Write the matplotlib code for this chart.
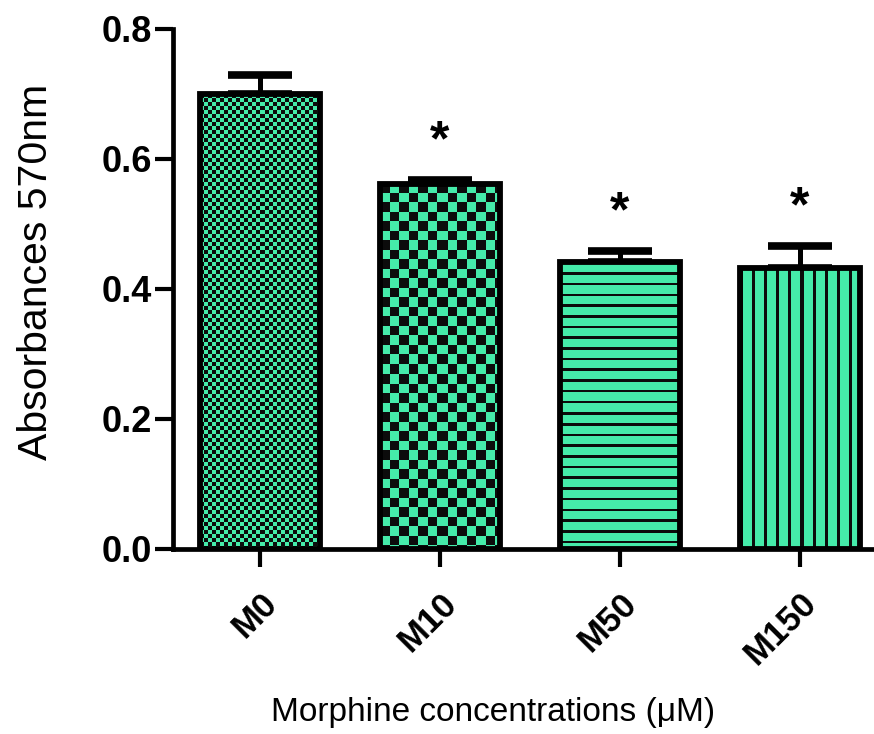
import numpy as np
import matplotlib
matplotlib.use("Agg")
import matplotlib.pyplot as plt

#--------Data--------#
groups = ["M0", "M10", "M50", "M150"]
means = [0.700, 0.562, 0.442, 0.433]
sems = [0.030, 0.005, 0.016, 0.033]
signif = ["", "*", "*", "*"]
#--------------------#

plt.rcParams['font.family'] = ['Liberation Sans', 'DejaVu Sans']

green = "#45EBAA"
W, H = 874, 734
fig = plt.figure(figsize=(W / 100, H / 100), dpi=100)
ax = fig.add_axes([173 / W, 185 / H, (W - 173) / W, 520 / H])

x = np.arange(len(groups))
ax.set_xlim(-0.483, 3.411)
ax.set_ylim(0, 0.8)

bars = ax.bar(x, means, width=0.667, facecolor="none", edgecolor="black",
              linewidth=4.2, zorder=3)
ax.errorbar(x, means, yerr=[np.zeros(len(sems)), sems], fmt="none",
            ecolor="black", elinewidth=3.6, capsize=23, capthick=5.5, zorder=1)

# fill patterns (checker / fine checker / stripes) clipped to each bar
def pattern(kind, h, w):
    i, j = np.indices((h, w))
    if kind == "fine":
        dark = ((i // 4) + (j // 4)) % 2 == 0
    elif kind == "check":
        dark = ((i // 9.5).astype(int) + (j // 9.5).astype(int)) % 2 == 0
    elif kind == "hline":
        dark = (i % 10.7) < 2.6
    else:
        dark = (j % 12) < 3
    img = np.zeros((h, w, 4))
    rgb = matplotlib.colors.to_rgb(green)
    img[..., :3] = rgb
    img[..., 3] = 1
    img[dark, :3] = 0.05
    return img

kinds = ["fine", "check", "hline", "vline"]
fig.canvas.draw()
for b, k in zip(bars, kinds):
    x0, y0 = b.get_x(), b.get_y()
    x1, y1 = x0 + b.get_width(), y0 + b.get_height()
    p0 = ax.transData.transform((x0, y0))
    p1 = ax.transData.transform((x1, y1))
    w = int(round(abs(p1[0] - p0[0])))
    h = int(round(abs(p1[1] - p0[1])))
    im = ax.imshow(pattern(k, h, w), extent=(x0, x1, y0, y1), aspect="auto",
                   interpolation="nearest", zorder=2)
    im.set_clip_path(b)

for xi, m, s, t in zip(x, means, sems, signif):
    if t:
        ax.text(xi, m + s + 0.058, t, ha="center", va="center",
                fontsize=36, fontweight="bold")

ax.set_aspect("auto")
ax.set_xlim(-0.483, 3.411)
ax.set_ylim(0, 0.8)

ax.spines["top"].set_visible(False)
ax.spines["right"].set_visible(False)
ax.spines["left"].set_linewidth(3.4)
ax.spines["bottom"].set_linewidth(3.4)

ax.set_yticks([0.0, 0.2, 0.4, 0.6, 0.8])
ax.set_yticklabels(["0.0", "0.2", "0.4", "0.6", "0.8"], fontsize=26,
                   fontweight="bold")
ax.tick_params(axis="y", length=13, width=3, pad=2)
ax.set_xticks(x)
ax.set_xticklabels(groups, fontsize=25, fontweight="bold", rotation=45,
                   ha="right", va="top", rotation_mode="anchor")
ax.tick_params(axis="x", length=13, width=3, pad=14)

ax.set_ylabel("Absorbances 570nm", fontsize=29.5)
ax.yaxis.set_label_coords(-0.168, 0.533)
ax.set_xlabel("Morphine concentrations (\u03bcM)", fontsize=24)
ax.xaxis.set_label_coords(0.456, -0.285)

fig.savefig("out.png", dpi=100)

◆ **Short exercise**
Copy out the listing exactly as it stands, but not the pictures.

◆ **Solved exercise**
Write the matplotlib code for this chart.
import numpy as np
import matplotlib
matplotlib.use("Agg")
import matplotlib.pyplot as plt

#--------Data--------#
groups = ["M0", "M10", "M50", "M150"]
means = [0.700, 0.562, 0.442, 0.433]
sems = [0.030, 0.005, 0.016, 0.033]
signif = ["", "*", "*", "*"]
#--------------------#

plt.rcParams['font.family'] = ['Liberation Sans', 'DejaVu Sans']

green = "#45EBAA"
W, H = 874, 734
fig = plt.figure(figsize=(W / 100, H / 100), dpi=100)
ax = fig.add_axes([173 / W, 185 / H, (W - 173) / W, 520 / H])

x = np.arange(len(groups))
ax.set_xlim(-0.483, 3.411)
ax.set_ylim(0, 0.8)

bars = ax.bar(x, means, width=0.667, facecolor="none", edgecolor="black",
              linewidth=4.2, zorder=3)
ax.errorbar(x, means, yerr=[np.zeros(len(sems)), sems], fmt="none",
            ecolor="black", elinewidth=3.6, capsize=23, capthick=5.5, zorder=1)

# fill patterns (checker / fine checker / stripes) clipped to each bar
def pattern(kind, h, w):
    i, j = np.indices((h, w))
    if kind == "fine":
        dark = ((i // 4) + (j // 4)) % 2 == 0
    elif kind == "check":
        dark = ((i // 9.5).astype(int) + (j // 9.5).astype(int)) % 2 == 0
    elif kind == "hline":
        dark = (i % 10.7) < 2.6
    else:
        dark = (j % 12) < 3
    img = np.zeros((h, w, 4))
    rgb = matplotlib.colors.to_rgb(green)
    img[..., :3] = rgb
    img[..., 3] = 1
    img[dark, :3] = 0.05
    return img

kinds = ["fine", "check", "hline", "vline"]
fig.canvas.draw()
for b, k in zip(bars, kinds):
    x0, y0 = b.get_x(), b.get_y()
    x1, y1 = x0 + b.get_width(), y0 + b.get_height()
    p0 = ax.transData.transform((x0, y0))
    p1 = ax.transData.transform((x1, y1))
    w = int(round(abs(p1[0] - p0[0])))
    h = int(round(abs(p1[1] - p0[1])))
    im = ax.imshow(pattern(k, h, w), extent=(x0, x1, y0, y1), aspect="auto",
                   interpolation="nearest", zorder=2)
    im.set_clip_path(b)

for xi, m, s, t in zip(x, means, sems, signif):
    if t:
        ax.text(xi, m + s + 0.058, t, ha="center", va="center",
                fontsize=36, fontweight="bold")

ax.set_aspect("auto")
ax.set_xlim(-0.483, 3.411)
ax.set_ylim(0, 0.8)

ax.spines["top"].set_visible(False)
ax.spines["right"].set_visible(False)
ax.spines["left"].set_linewidth(3.4)
ax.spines["bottom"].set_linewidth(3.4)

ax.set_yticks([0.0, 0.2, 0.4, 0.6, 0.8])
ax.set_yticklabels(["0.0", "0.2", "0.4", "0.6", "0.8"], fontsize=26,
                   fontweight="bold")
ax.tick_params(axis="y", length=13, width=3, pad=2)
ax.set_xticks(x)
ax.set_xticklabels(groups, fontsize=25, fontweight="bold", rotation=45,
                   ha="right", va="top", rotation_mode="anchor")
ax.tick_params(axis="x", length=13, width=3, pad=14)

ax.set_ylabel("Absorbances 570nm", fontsize=29.5)
ax.yaxis.set_label_coords(-0.168, 0.533)
ax.set_xlabel("Morphine concentrations (\u03bcM)", fontsize=24)
ax.xaxis.set_label_coords(0.456, -0.285)

fig.savefig("out.png", dpi=100)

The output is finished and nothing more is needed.